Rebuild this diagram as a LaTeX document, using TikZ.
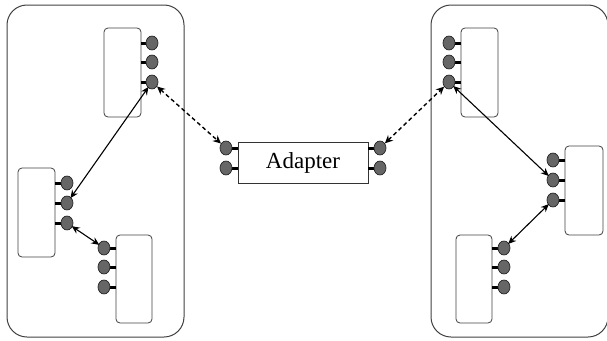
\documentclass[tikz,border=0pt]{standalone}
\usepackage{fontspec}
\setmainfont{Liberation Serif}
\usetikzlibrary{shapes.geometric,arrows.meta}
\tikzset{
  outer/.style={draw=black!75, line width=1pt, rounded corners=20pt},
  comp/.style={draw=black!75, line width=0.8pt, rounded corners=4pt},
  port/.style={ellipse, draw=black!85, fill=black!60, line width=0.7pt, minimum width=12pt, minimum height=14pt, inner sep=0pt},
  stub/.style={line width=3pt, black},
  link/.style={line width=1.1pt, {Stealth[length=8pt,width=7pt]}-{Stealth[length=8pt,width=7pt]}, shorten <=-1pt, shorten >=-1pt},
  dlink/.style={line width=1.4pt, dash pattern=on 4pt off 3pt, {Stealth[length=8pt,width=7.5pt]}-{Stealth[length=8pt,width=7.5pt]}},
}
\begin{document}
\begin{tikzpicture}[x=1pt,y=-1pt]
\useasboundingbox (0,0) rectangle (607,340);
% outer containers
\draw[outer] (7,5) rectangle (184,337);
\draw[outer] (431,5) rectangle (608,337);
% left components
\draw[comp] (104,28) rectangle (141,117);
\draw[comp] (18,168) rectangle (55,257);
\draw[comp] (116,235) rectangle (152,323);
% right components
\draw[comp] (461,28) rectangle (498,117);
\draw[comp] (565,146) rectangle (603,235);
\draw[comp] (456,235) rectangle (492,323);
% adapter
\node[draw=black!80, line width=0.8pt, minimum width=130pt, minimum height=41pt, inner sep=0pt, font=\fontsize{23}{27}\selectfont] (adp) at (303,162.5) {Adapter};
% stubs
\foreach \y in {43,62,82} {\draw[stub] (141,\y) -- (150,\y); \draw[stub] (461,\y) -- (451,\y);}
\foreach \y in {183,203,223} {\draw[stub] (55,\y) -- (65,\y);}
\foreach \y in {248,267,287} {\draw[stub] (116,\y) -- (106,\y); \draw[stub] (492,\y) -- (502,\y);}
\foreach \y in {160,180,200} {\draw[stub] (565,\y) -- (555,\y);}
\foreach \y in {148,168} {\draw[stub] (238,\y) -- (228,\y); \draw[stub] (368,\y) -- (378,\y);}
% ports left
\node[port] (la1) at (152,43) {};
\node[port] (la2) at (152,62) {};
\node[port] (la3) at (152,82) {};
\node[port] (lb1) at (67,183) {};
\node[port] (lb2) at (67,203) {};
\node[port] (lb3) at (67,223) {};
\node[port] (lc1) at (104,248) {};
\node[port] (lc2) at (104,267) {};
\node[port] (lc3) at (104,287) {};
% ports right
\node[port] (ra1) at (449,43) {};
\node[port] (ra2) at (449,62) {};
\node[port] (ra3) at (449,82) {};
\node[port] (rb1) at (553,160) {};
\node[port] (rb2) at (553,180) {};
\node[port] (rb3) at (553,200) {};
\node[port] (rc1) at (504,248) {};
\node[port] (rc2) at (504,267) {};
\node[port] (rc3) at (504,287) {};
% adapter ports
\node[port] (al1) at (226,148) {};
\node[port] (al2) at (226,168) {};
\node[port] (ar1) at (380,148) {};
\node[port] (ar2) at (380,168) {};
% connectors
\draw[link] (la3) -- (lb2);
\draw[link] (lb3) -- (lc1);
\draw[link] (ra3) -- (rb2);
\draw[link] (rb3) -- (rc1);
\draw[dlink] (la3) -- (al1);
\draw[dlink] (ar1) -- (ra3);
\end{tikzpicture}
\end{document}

==============================

▸ **TASK DETAILS**
Leave out the pictures and give the listing above again exactly.

▸ **PROBLEM SOLUTION**
Rebuild this diagram as a LaTeX document, using TikZ.
\documentclass[tikz,border=0pt]{standalone}
\usepackage{fontspec}
\setmainfont{Liberation Serif}
\usetikzlibrary{shapes.geometric,arrows.meta}
\tikzset{
  outer/.style={draw=black!75, line width=1pt, rounded corners=20pt},
  comp/.style={draw=black!75, line width=0.8pt, rounded corners=4pt},
  port/.style={ellipse, draw=black!85, fill=black!60, line width=0.7pt, minimum width=12pt, minimum height=14pt, inner sep=0pt},
  stub/.style={line width=3pt, black},
  link/.style={line width=1.1pt, {Stealth[length=8pt,width=7pt]}-{Stealth[length=8pt,width=7pt]}, shorten <=-1pt, shorten >=-1pt},
  dlink/.style={line width=1.4pt, dash pattern=on 4pt off 3pt, {Stealth[length=8pt,width=7.5pt]}-{Stealth[length=8pt,width=7.5pt]}},
}
\begin{document}
\begin{tikzpicture}[x=1pt,y=-1pt]
\useasboundingbox (0,0) rectangle (607,340);
% outer containers
\draw[outer] (7,5) rectangle (184,337);
\draw[outer] (431,5) rectangle (608,337);
% left components
\draw[comp] (104,28) rectangle (141,117);
\draw[comp] (18,168) rectangle (55,257);
\draw[comp] (116,235) rectangle (152,323);
% right components
\draw[comp] (461,28) rectangle (498,117);
\draw[comp] (565,146) rectangle (603,235);
\draw[comp] (456,235) rectangle (492,323);
% adapter
\node[draw=black!80, line width=0.8pt, minimum width=130pt, minimum height=41pt, inner sep=0pt, font=\fontsize{23}{27}\selectfont] (adp) at (303,162.5) {Adapter};
% stubs
\foreach \y in {43,62,82} {\draw[stub] (141,\y) -- (150,\y); \draw[stub] (461,\y) -- (451,\y);}
\foreach \y in {183,203,223} {\draw[stub] (55,\y) -- (65,\y);}
\foreach \y in {248,267,287} {\draw[stub] (116,\y) -- (106,\y); \draw[stub] (492,\y) -- (502,\y);}
\foreach \y in {160,180,200} {\draw[stub] (565,\y) -- (555,\y);}
\foreach \y in {148,168} {\draw[stub] (238,\y) -- (228,\y); \draw[stub] (368,\y) -- (378,\y);}
% ports left
\node[port] (la1) at (152,43) {};
\node[port] (la2) at (152,62) {};
\node[port] (la3) at (152,82) {};
\node[port] (lb1) at (67,183) {};
\node[port] (lb2) at (67,203) {};
\node[port] (lb3) at (67,223) {};
\node[port] (lc1) at (104,248) {};
\node[port] (lc2) at (104,267) {};
\node[port] (lc3) at (104,287) {};
% ports right
\node[port] (ra1) at (449,43) {};
\node[port] (ra2) at (449,62) {};
\node[port] (ra3) at (449,82) {};
\node[port] (rb1) at (553,160) {};
\node[port] (rb2) at (553,180) {};
\node[port] (rb3) at (553,200) {};
\node[port] (rc1) at (504,248) {};
\node[port] (rc2) at (504,267) {};
\node[port] (rc3) at (504,287) {};
% adapter ports
\node[port] (al1) at (226,148) {};
\node[port] (al2) at (226,168) {};
\node[port] (ar1) at (380,148) {};
\node[port] (ar2) at (380,168) {};
% connectors
\draw[link] (la3) -- (lb2);
\draw[link] (lb3) -- (lc1);
\draw[link] (ra3) -- (rb2);
\draw[link] (rb3) -- (rc1);
\draw[dlink] (la3) -- (al1);
\draw[dlink] (ar1) -- (ra3);
\end{tikzpicture}
\end{document}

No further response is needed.